Support Questions

Find answers, ask questions, and share your expertise

NIFI 1.4.0 gets unresponsive after heavy load

New Contributor

We have 2 clusters (6 instances each one) running with NIFI 1.1.2 + JDK 8u121 + Linux CentOS

The traffic get divided between those 2 clusters:

1. TPS: 2700 - EAST cluster

2. TPS: 980. - WEST cluster

We have tried to migrate to NIFI 1.2.0, 1.3.0, and 1.4.0, but the cluster with higher TPS (EAST) got stuck after 4 hours of intensive traffic. Also its web console got unresponsive.

I've tried many things to fix this thing, but only thing I got was to increase the time from 4 to 6 hours before it fails

Our current instances are running on AWS and each EC2 instances has 8 cpus (c5.2xlarge), and 16GB RAM.

I've tried to use  c5.4xlarge (it doubles the cpu and ram), but I got the same outcome.

I don't have a clue to figure it out what the issue is.  Also I have a Datadog dashboard to track some java head metrics but everything looks normal.

What should I do to find why those new better instances are failing? is it memory or disk space or threads got stuck? Why an old NIFI  cluster conf works better than a new NIFI?

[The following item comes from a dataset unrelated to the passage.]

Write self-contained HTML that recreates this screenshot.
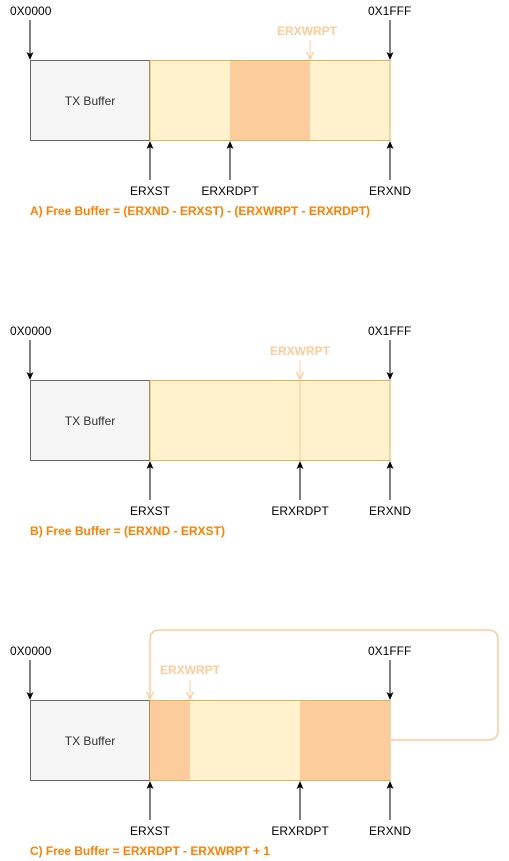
<!DOCTYPE html>
<html><head><meta charset="utf-8"><style>
html,body{margin:0;padding:0;background:#fff;}
svg{display:block;}
text{font-family:"Liberation Sans",Helvetica,Arial,sans-serif;}
</style></head><body>
<svg width="509" height="861" viewBox="0 0 509 861" xmlns="http://www.w3.org/2000/svg">
<defs>
<marker id="ab" markerWidth="8" markerHeight="8" refX="7" refY="4" orient="auto" markerUnits="userSpaceOnUse"><path d="M0,0.5 L8,4 L0,7.5 L2,4 Z" fill="#000"/></marker>
<marker id="ao" markerWidth="8" markerHeight="8" refX="7" refY="4" orient="auto" markerUnits="userSpaceOnUse"><path d="M0,0.5 L7,4 L0,7.5" fill="none" stroke="#ffcc99" stroke-width="1.2"/></marker>
</defs>

<!-- A -->
<g>
<text x="10" y="15" font-size="12" fill="#000">0X0000</text>
<text x="368" y="15" font-size="12" fill="#000">0X1FFF</text>
<line x1="30" y1="20" x2="30" y2="59" stroke="#000" marker-end="url(#ab)"/>
<line x1="390" y1="20" x2="390" y2="59" stroke="#000" marker-end="url(#ab)"/>
<rect x="30.5" y="60.5" width="119" height="80" fill="#f5f5f5" stroke="#666"/>
<rect x="150" y="60.5" width="240" height="80" fill="#fff2cc" stroke="#d6b656"/>
<rect x="230" y="61" width="80" height="79" fill="#fdcc9d"/>
<text x="90" y="105" font-size="12" fill="#333" text-anchor="middle">TX Buffer</text>
<text x="307" y="35" font-size="12" font-weight="bold" fill="#ffcc99" text-anchor="middle">ERXWRPT</text>
<line x1="310" y1="40" x2="310" y2="59" stroke="#ffcc99" marker-end="url(#ao)"/>
<line x1="150" y1="180" x2="150" y2="142" stroke="#000" marker-end="url(#ab)"/>
<line x1="230" y1="180" x2="230" y2="142" stroke="#000" marker-end="url(#ab)"/>
<line x1="390" y1="180" x2="390" y2="142" stroke="#000" marker-end="url(#ab)"/>
<text x="150" y="195" font-size="12" text-anchor="middle">ERXST</text>
<text x="230" y="195" font-size="12" text-anchor="middle">ERXRDPT</text>
<text x="390" y="195" font-size="12" text-anchor="middle">ERXND</text>
<text x="30" y="215" font-size="12" font-weight="bold" fill="#ff8000" textLength="340" lengthAdjust="spacingAndGlyphs">A) Free Buffer = (ERXND - ERXST) - (ERXWRPT - ERXRDPT)</text>
</g>

<!-- B -->
<g transform="translate(0,320)">
<text x="10" y="15" font-size="12" fill="#000">0X0000</text>
<text x="368" y="15" font-size="12" fill="#000">0X1FFF</text>
<line x1="30" y1="20" x2="30" y2="59" stroke="#000" marker-end="url(#ab)"/>
<line x1="390" y1="20" x2="390" y2="59" stroke="#000" marker-end="url(#ab)"/>
<rect x="30.5" y="60.5" width="119" height="80" fill="#f5f5f5" stroke="#666"/>
<rect x="150" y="60.5" width="240" height="80" fill="#fff2cc" stroke="#d6b656"/>
<line x1="300" y1="61" x2="300" y2="140" stroke="#ffcc99"/>
<text x="90" y="105" font-size="12" fill="#333" text-anchor="middle">TX Buffer</text>
<text x="300" y="35" font-size="12" font-weight="bold" fill="#ffcc99" text-anchor="middle">ERXWRPT</text>
<line x1="300" y1="40" x2="300" y2="59" stroke="#ffcc99" marker-end="url(#ao)"/>
<line x1="150" y1="180" x2="150" y2="142" stroke="#000" marker-end="url(#ab)"/>
<line x1="300" y1="180" x2="300" y2="142" stroke="#000" marker-end="url(#ab)"/>
<line x1="390" y1="180" x2="390" y2="142" stroke="#000" marker-end="url(#ab)"/>
<text x="150" y="195" font-size="12" text-anchor="middle">ERXST</text>
<text x="300" y="195" font-size="12" text-anchor="middle">ERXRDPT</text>
<text x="390" y="195" font-size="12" text-anchor="middle">ERXND</text>
<text x="30" y="215" font-size="12" font-weight="bold" fill="#ff8000" textLength="195" lengthAdjust="spacingAndGlyphs">B) Free Buffer = (ERXND - ERXST)</text>
</g>

<!-- C -->
<g transform="translate(0,640)">
<text x="10" y="15" font-size="12" fill="#000">0X0000</text>
<text x="368" y="15" font-size="12" fill="#000">0X1FFF</text>
<line x1="30" y1="20" x2="30" y2="59" stroke="#000" marker-end="url(#ab)"/>
<line x1="390" y1="20" x2="390" y2="59" stroke="#000" marker-end="url(#ab)"/>
<rect x="30.5" y="60.5" width="119" height="80" fill="#f5f5f5" stroke="#666"/>
<rect x="150" y="60.5" width="240" height="80" fill="#fff2cc" stroke="#d6b656"/>
<rect x="150" y="61" width="40" height="79" fill="#fdcc9d"/>
<rect x="300" y="61" width="90" height="79" fill="#fdcc9d"/>
<text x="90" y="105" font-size="12" fill="#333" text-anchor="middle">TX Buffer</text>
<text x="190" y="34" font-size="12" font-weight="bold" fill="#ffcc99" text-anchor="middle">ERXWRPT</text>
<line x1="190" y1="40" x2="190" y2="59" stroke="#ffcc99" marker-end="url(#ao)"/>
<path d="M390,100 L488,100 Q498,100 498,90 L498,0 Q498,-10 488,-10 L160,-10 Q150,-10 150,0 L150,59" fill="none" stroke="#ffcc99" stroke-width="1.5" marker-end="url(#ao)"/>
<line x1="150" y1="180" x2="150" y2="142" stroke="#000" marker-end="url(#ab)"/>
<line x1="300" y1="180" x2="300" y2="142" stroke="#000" marker-end="url(#ab)"/>
<line x1="390" y1="180" x2="390" y2="142" stroke="#000" marker-end="url(#ab)"/>
<text x="150" y="195" font-size="12" text-anchor="middle">ERXST</text>
<text x="300" y="195" font-size="12" text-anchor="middle">ERXRDPT</text>
<text x="390" y="195" font-size="12" text-anchor="middle">ERXND</text>
<text x="30" y="215" font-size="12" font-weight="bold" fill="#ff8000" textLength="240" lengthAdjust="spacingAndGlyphs">C) Free Buffer = ERXRDPT - ERXWRPT + 1</text>
</g>
</svg>
</body></html>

Hope you can help me with this. 





You would need to do a few things to monitor the performance.  These include:

  1. Watching the nifi logs on all nodes during times of issues.  This also includes going back and opening the files and searching for ERRORS.
  2. Watching the nodes during times of issues.  Looking at "top", looking at ambari metrics for ram/cpu/, garbage collection, etc
  3. Check your NiFi min/max ram.  Compare these values with system resource and tune higher.
  4. Tune nifi UI for min/max threads.
  5. Watch garbage collection and tune.
  6. Consider upgrading to 1.9 + to make most out of increased functionality with node to node and clustering capabilities. Upgrading version will not address 1-5, so sort them first.